Sejamos assim também outsiders, não cedendo à lógica excludente que justifica a disputa e a valor exacerbado das láureas acadêmicas. Nesse caminho, podemos aceitar a bolsa produtividade, mas ao mesmo tempo questionar a sua forma de distribuição; precisamos estar presentes nos programas de pós-graduações (senão quem poderia orientar as alunas e alunes que divergem da norma?), nas conferências e eventos, mas também nesses lugares podemos nos contrapor à falta de incentivo ao ingresso e permanência de alunos que não ocupam lugar de privilégio na sociedade. Por fim, não aceitemos o bordão: “ao vencedor, as batatas”, pois podemos criar outras estratégias para que todos tenham direito e oportunidade de apreciar e dialogar no banquete filosófico, que incluirá muito mais do que apenas batatas!

 

 

 

[1] ASSIS, Joaquim Maria Machado de. Quincas Borba. Rio de Janeiro: Nova Aguilar, 1997. p. 648-649.

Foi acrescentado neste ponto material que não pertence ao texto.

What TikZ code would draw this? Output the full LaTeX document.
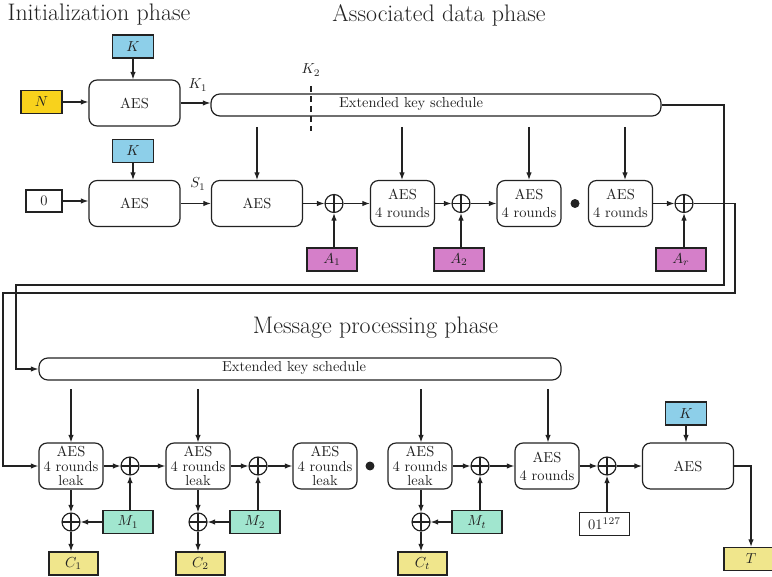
\RequirePackage{fix-cm}
\documentclass[tikz,border=0pt]{standalone}
\usetikzlibrary{arrows.meta}
\definecolor{kblue}{HTML}{8DCFE9}
\definecolor{ngold}{HTML}{F8D21C}
\definecolor{apink}{HTML}{D57FC9}
\definecolor{mgreen}{HTML}{A1E6CF}
\definecolor{cyel}{HTML}{F0E68C}
\definecolor{ink}{HTML}{222222}
\begin{document}
\begin{tikzpicture}[x=0.69pt,y=-0.69pt,line width=0.83pt,draw=ink,
  every node/.style={font=\normalsize,text=ink},
  aes/.style={draw,rounded corners=5.5pt,minimum width=62.8pt,minimum height=31.7pt,inner sep=0pt,align=center,line width=0.83pt},
  aesf/.style={aes,minimum width=44.2pt,font=\fontsize{10}{12.4}\selectfont},
  aesl/.style={aes,minimum width=44.2pt,font=\fontsize{10}{10}\selectfont},
  ibox/.style={draw,rectangle,minimum width=34.5pt,minimum height=15.9pt,inner sep=0pt,line width=0.8pt},
  kbox/.style={ibox,fill=kblue,minimum width=28.3pt},
  nbox/.style={ibox,fill=ngold,minimum width=28.3pt},
  abox/.style={ibox,fill=apink},
  mbox/.style={ibox,fill=mgreen},
  cbox/.style={ibox,fill=cyel,minimum width=33.8pt},
  ext/.style={draw,rounded corners=6.2pt,minimum height=15.2pt,inner sep=0pt,line width=0.83pt},
  xor/.style={circle,draw,minimum size=12.4pt,inner sep=0pt,line width=0.83pt,
    path picture={\draw[line width=0.83pt] (path picture bounding box.north)--(path picture bounding box.south)
      (path picture bounding box.west)--(path picture bounding box.east);}},
  dot/.style={circle,fill=ink,minimum size=6.2pt,inner sep=0pt},
  arr/.style={-{Latex[length=5.2pt,width=3.8pt]}},
  ttl/.style={font=\fontsize{16.5}{20}\selectfont}]
\useasboundingbox (0,0) rectangle (772,577);

% titles
\node[ttl] (t1) at (99,15) {Initialization phase};
\node[ttl] (t2) at (439,15) {Associated data phase};
\node[ttl] (t3) at (375.5,328) {Message processing phase};

% row 1
\node[kbox] (K1) at (133,46.5) {$K$};
\node[nbox] (N) at (41.5,102) {$N$};
\node[aes] (AES1) at (134.5,103) {AES};
\node[ext,minimum width=310.5pt] (ext1) at (436,105) {};
\node (ext1t) at (411,104) {Extended key schedule};
\node (K1l) at (198,85) {$K_1$};
\node (K2l) at (311,70) {$K_2$};
\coordinate (k2a) at (311,86);
\coordinate (k2b) at (311,131);
\draw[dash pattern=on 4.1pt off 2.8pt] (k2a) -- (k2b);
\draw[arr] (N) -- (N -| AES1.west);
\draw[arr] (K1.south) -- (K1.south |- AES1.north);
\draw[arr] (AES1.east) -- (AES1.east -| ext1.west);

% row 2
\node[ibox,minimum width=24.8pt,minimum height=15.2pt] (zero) at (44,201) {0};
\node[kbox] (K2) at (133,151) {$K$};
\node[aes] (AES2) at (134.5,203.5) {AES};
\node (S1l) at (198,184) {$S_1$};
\node[aes] (AES3) at (257,203.5) {AES};
\node[xor] (x1) at (334,203.5) {};
\node[abox] (A1) at (332,259.5) {$A_1$};
\node[aesf] (R1) at (402.5,203.5) {AES\\4 rounds};
\node[xor] (x2) at (461,203.5) {};
\node[abox] (A2) at (459,259.5) {$A_2$};
\node[aesf] (R2) at (529,203.5) {AES\\4 rounds};
\node[dot] (d1) at (575,203.5) {};
\node[aesf] (R3) at (620.5,203.5) {AES\\4 rounds};
\node[xor] (x3) at (684,203.5) {};
\node[abox] (Ar) at (681,259.5) {$A_r$};

\draw[arr] (zero) -- (zero -| AES2.west);
\draw[arr] (K2.south) -- (K2.south |- AES2.north);
\draw[arr] (AES2.east) -- (AES3.west);
\draw[arr] (AES3.east) -- (x1.west);
\draw[arr] (x1.east) -- (R1.west);
\draw[arr] (R1.east) -- (x2.west);
\draw[arr] (x2.east) -- (R2.west);
\draw[arr] (R3.east) -- (x3.west);
\draw[arr] (A1.north -| x1) -- (x1.south);
\draw[arr] (A2.north -| x2) -- (x2.south);
\draw[arr] (Ar.north -| x3) -- (x3.south);

\coordinate (ka) at (257,127);
\coordinate (kb) at (402,127);
\coordinate (kc) at (529,127);
\coordinate (kd) at (625,127);
\draw[arr] (ka) -- (ka |- AES3.north);
\draw[arr] (kb) -- (kb |- R1.north);
\draw[arr] (kc) -- (kc |- R2.north);
\draw[arr] (kd) -- (kd |- R3.north);

% row 3
\node[ext,minimum width=360.2pt] (ext2) at (300,369) {};
\node (ext2t) at (294,368) {Extended key schedule};
\node[aesl] (L1) at (71,466) {AES\\4 rounds\\leak};
\node[xor] (xa) at (130,466) {};
\node[aesl] (L2) at (198,466) {AES\\4 rounds\\leak};
\node[xor] (xb) at (258,466) {};
\node[aesl] (L3) at (325,466) {AES\\4 rounds\\leak};
\node[dot] (d2) at (370,466) {};
\node[aesl] (Lt) at (420,466) {AES\\4 rounds\\leak};
\node[xor] (xc) at (480,466) {};
\node[aesf] (R4) at (547,466) {AES\\4 rounds};
\node[xor] (xd) at (607,466) {};
\node[aes] (AESf) at (688,466) {AES};
\node[kbox] (Kf) at (686,413.5) {$K$};
\node[cbox,minimum width=37.3pt] (T) at (751,559) {$T$};
\node[ibox] (z127) at (604.5,524) {$01^{127}$};

\node[xor] (xs1) at (71,522) {};
\node[mbox] (M1) at (128,522) {$M_1$};
\node[cbox] (C1) at (73.5,563.5) {$C_1$};
\node[xor] (xs2) at (198,522) {};
\node[mbox] (M2) at (255,522) {$M_2$};
\node[cbox] (C2) at (200.5,563.5) {$C_2$};
\node[xor] (xst) at (421,522) {};
\node[mbox] (Mt) at (477,522) {$M_t$};
\node[cbox] (Ct) at (422.5,563.5) {$C_t$};

\coordinate (ma) at (71,389);
\coordinate (mb) at (198,389);
\coordinate (mc) at (421,389);
\coordinate (md) at (548,389);
\draw[arr] (ma) -- (ma |- L1.north);
\draw[arr] (mb) -- (mb |- L2.north);
\draw[arr] (mc) -- (mc |- Lt.north);
\draw[arr] (md) -- (md |- R4.north);

\draw[arr] (L1.east) -- (xa.west);
\draw[arr] (xa.east) -- (L2.west);
\draw[arr] (L2.east) -- (xb.west);
\draw[arr] (xb.east) -- (L3.west);
\draw[arr] (Lt.east) -- (xc.west);
\draw[arr] (xc.east) -- (R4.west);
\draw[arr] (R4.east) -- (xd.west);
\draw[arr] (xd.east) -- (AESf.west);
\draw[arr] (z127.north -| xd) -- (xd.south);
\draw[arr] (Kf.south) -- (Kf.south |- AESf.north);
\draw[arr] (AESf.east) -| (T.north);

\draw[arr] (L1.south) -- (xs1.north);
\draw[arr] (xs1.south) -- (xs1.south |- C1.north);
\draw[arr] (M1.west) -- (xs1.east);
\draw[arr] (M1.north -| xa) -- (xa.south);
\draw[arr] (L2.south -| xs2) -- (xs2.north);
\draw[arr] (xs2.south) -- (xs2.south |- C2.north);
\draw[arr] (M2.west) -- (xs2.east);
\draw[arr] (M2.north -| xb) -- (xb.south);
\draw[arr] (Lt.south -| xst) -- (xst.north);
\draw[arr] (xst.south) -- (xst.south |- Ct.north);
\draw[arr] (Mt.west) -- (xst.east);
\draw[arr] (Mt.north -| xc) -- (xc.south);

% long wires
\coordinate (w1a) at (724,285);
\coordinate (w1b) at (16,285);
\coordinate (w2a) at (735,293);
\coordinate (w2b) at (3,293);
\draw[arr] (ext1.east) -| (w1a) -- (w1b) |- (ext2.west);
\draw[arr] (x3.east) -| (w2a) -- (w2b) |- (L1.west);
\end{tikzpicture}
\end{document}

[2] Quanto à desigualdade de gênero nas pós-graduações, vale ressaltar o importante levantamento realizado pela Rede Brasileira de Mulheres Filósofas disponível em https://www.filosofas.org/quantas, o documento elaborado pela ANPOF https://www.anpof.org.br/wlib/arqs/aanpof/34.pdf  e também a mesa de debates apresentada no último encontro ANPOF (outubro de 2022) disponível pelo YouTube no link: https://www.youtube.com/watch?v=nwieD77WoRI

 

[3] Artigo disponível em https://anpof.org.br/forum/bolsas-de-produtividade-em-pesquisa-do-cnpq/-pela-ampliacao-da-excelencia-uma-radiografia-das-bolsas-de-produtividade-em-pesquisa-do-cnpq

 

[4] Woolf, Virginia. Três Guinéus.  Belo Horizonte: Autêntica Editora, 2019. p. 45.